The Rostov State Puppet Theater (Russian:Ростовский государственный театр кукол) is a puppet theater founded in Rostov-on-Don in 1935. The building is located at 46 Universitetsky Lane.

History 
Rostov State Puppet Theater is one of the oldest puppet theaters in the country. It was established by a group of puppeteers who had started to perform for children in 1920s. The founders included M. Kushnarenko, N. Smirnova, A. Dora, and others.  These performers achieved such success, inspiration, and enthusiasm that the Azov-Black Sea Regional Committee of Komsomol (Young Communist League) resolved to establish them as a puppet theater. The theater first opened its doors in 1935. Several generations of Don land audiences grew up watching its performances, and continue to bring their children and grandchildren to the theater.
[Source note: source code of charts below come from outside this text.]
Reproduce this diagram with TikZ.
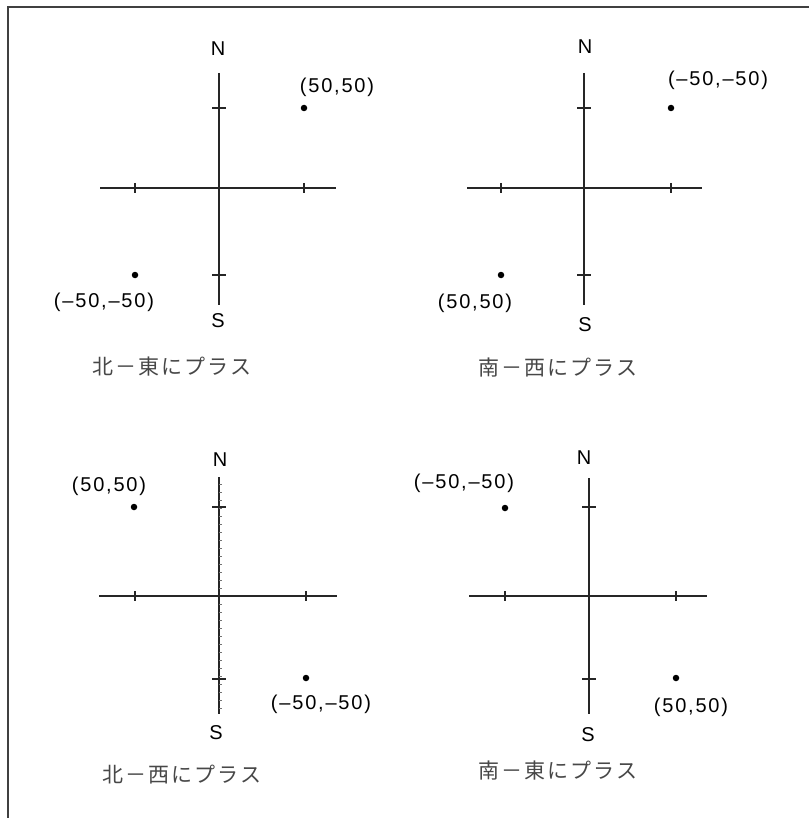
\documentclass[tikz,border=0pt]{standalone}
\usepackage{fontspec}
\setmainfont{Liberation Sans}[LetterSpace=9]
\newfontfamily\jpfont[LetterSpace=10]{Noto Sans CJK JP}
\begin{document}
\begin{tikzpicture}[x=1pt,y=-1pt,
  axisline/.style={line width=1.6pt, black!85},
  tickmark/.style={line width=1.4pt, black!85},
  minortick/.style={line width=0.6pt, black!55},
  frameline/.style={line width=2.2pt, black!75},
  dotpt/.style={circle, fill=black, inner sep=0pt, minimum size=6.5pt},
  dirlabel/.style={font=\fontsize{20}{22}\selectfont, inner sep=0pt},
  coordlabel/.style={font=\fontsize{20}{22}\selectfont, inner sep=0pt},
  caption/.style={font=\jpfont\fontsize{21}{24}\selectfont, text=black!72, inner sep=0pt}]
\useasboundingbox (0,0) rectangle (809,818);
% frame
\coordinate (fbl) at (8,818);
\coordinate (ftl) at (8,7);
\coordinate (ftr) at (809,7);
\draw[frameline] (fbl) -- (ftl) -- (ftr);

% ===== panel 1 : top-left =====
\coordinate (p1n) at (219,73);  \coordinate (p1s) at (219,305);
\coordinate (p1w) at (100,188); \coordinate (p1e) at (336,188);
\draw[axisline] (p1n) -- (p1s);
\draw[axisline] (p1w) -- (p1e);
\draw[tickmark] (212,108) -- (226,108);
\draw[tickmark] (212,275) -- (226,275);
\draw[tickmark] (135,183) -- (135,193);
\draw[tickmark] (304,183) -- (304,193);
\node[dirlabel] (p1N) at (218,49) {N};
\node[dirlabel] (p1S) at (218,321) {S};
\node[dotpt] (p1a) at (304,108) {};
\node[dotpt] (p1b) at (135,275) {};
\node[coordlabel] (p1al) at (337,87) {(50,50)};
\node[coordlabel] (p1bl) at (104,302) {(–50,–50)};
\node[caption] (p1c) at (172,367) {北－東にプラス};

% ===== panel 2 : top-right =====
\coordinate (p2n) at (584,73);  \coordinate (p2s) at (584,305);
\coordinate (p2w) at (467,188); \coordinate (p2e) at (702,188);
\draw[axisline] (p2n) -- (p2s);
\draw[axisline] (p2w) -- (p2e);
\draw[tickmark] (577,108) -- (591,108);
\draw[tickmark] (577,275) -- (591,275);
\draw[tickmark] (501,183) -- (501,193);
\draw[tickmark] (671,183) -- (671,193);
\node[dirlabel] (p2N) at (585,47) {N};
\node[dirlabel] (p2S) at (585,325) {S};
\node[dotpt] (p2a) at (671,108) {};
\node[dotpt] (p2b) at (501,275) {};
\node[coordlabel] (p2al) at (718,80) {(–50,–50)};
\node[coordlabel] (p2bl) at (475,303) {(50,50)};
\node[caption] (p2c) at (558,368) {南－西にプラス};

% ===== panel 3 : bottom-left =====
\coordinate (p3n) at (219,477); \coordinate (p3s) at (219,714);
\coordinate (p3w) at (99,596);  \coordinate (p3e) at (337,596);
\draw[axisline] (p3n) -- (p3s);
\foreach \yy in {484,492,...,712} \draw[minortick] (219,\yy) -- (222,\yy);
\draw[axisline] (p3w) -- (p3e);
\draw[tickmark] (212,507) -- (226,507);
\draw[tickmark] (212,679) -- (226,679);
\draw[tickmark] (135,591) -- (135,601);
\draw[tickmark] (306,591) -- (306,601);
\node[dirlabel] (p3N) at (220,460) {N};
\node[dirlabel] (p3S) at (216,733) {S};
\node[dotpt] (p3a) at (134,507) {};
\node[dotpt] (p3b) at (306,678) {};
\node[coordlabel] (p3al) at (109,486) {(50,50)};
\node[coordlabel] (p3bl) at (321,704) {(–50,–50)};
\node[caption] (p3c) at (182,775) {北－西にプラス};

% ===== panel 4 : bottom-right =====
\coordinate (p4n) at (589,478); \coordinate (p4s) at (589,714);
\coordinate (p4w) at (469,596); \coordinate (p4e) at (707,596);
\draw[axisline] (p4n) -- (p4s);
\draw[axisline] (p4w) -- (p4e);
\draw[tickmark] (582,507) -- (596,507);
\draw[tickmark] (582,679) -- (596,679);
\draw[tickmark] (505,591) -- (505,601);
\draw[tickmark] (676,591) -- (676,601);
\node[dirlabel] (p4N) at (584,458) {N};
\node[dirlabel] (p4S) at (588,735) {S};
\node[dotpt] (p4a) at (505,508) {};
\node[dotpt] (p4b) at (676,678) {};
\node[coordlabel] (p4al) at (464,483) {(–50,–50)};
\node[coordlabel] (p4bl) at (691,707) {(50,50)};
\node[caption] (p4c) at (558,771) {南－東にプラス};
\end{tikzpicture}
\end{document}
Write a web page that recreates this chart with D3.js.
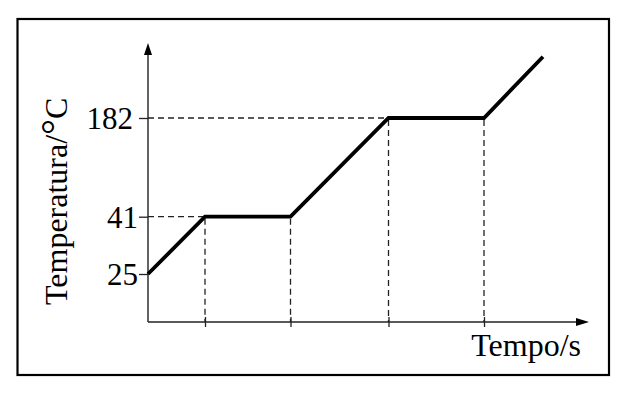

Over the years, the puppet theater has been headed by numerous famous directors, including Boris Sakhnovsky (a student of Konstantin Stanislavsky) and Leonid Stelmakhovich (a student of Vsevolod Meyerhold).

For over 35 years the art director of the puppet theater was Vladimir Bylkov, a student of Sergei Obraztsov.

The theater still recognizes its founding performers: S. Isaeva, Merited Artist of Russia; M. Kushnarenko (whose grand-daughter Elena works at the theater today); S. Ulybashev, L. Chubkov, G. Pidko, A. Derkach, and many others. Over its history, the Rostov Puppet Theater has staged over 5000 plays.

The theater's repertoire features classic plays including "Turnip", "Ivan Tsarevich and the Grey wolf", Buzzy-Wuzzy Busy Fly, Teremok, "Maryyushka and the baba-yaga", "Fear Takes Molehills For Mountains", "Gold tea", "Pirate sweet tooth", "Little Mermaid", "A wolf and kids", Buratino, "Little Red Riding Hood" and many others. 

In 2016, work began on a new program called "Theatrical Magic Behind the Scenes". The project's main objective is to show children and their parents the internal operations of a theater. It includes demonstrations where the theater's performers describe its workings, train attendees in acting exercises, and even allow guests to operate a real puppet.

Building 
The theater's current building was constructed in the mid-1960s on a site that had been occupied since 1909 by the Annunciation Greek Church, using the demolished church's foundation and walls.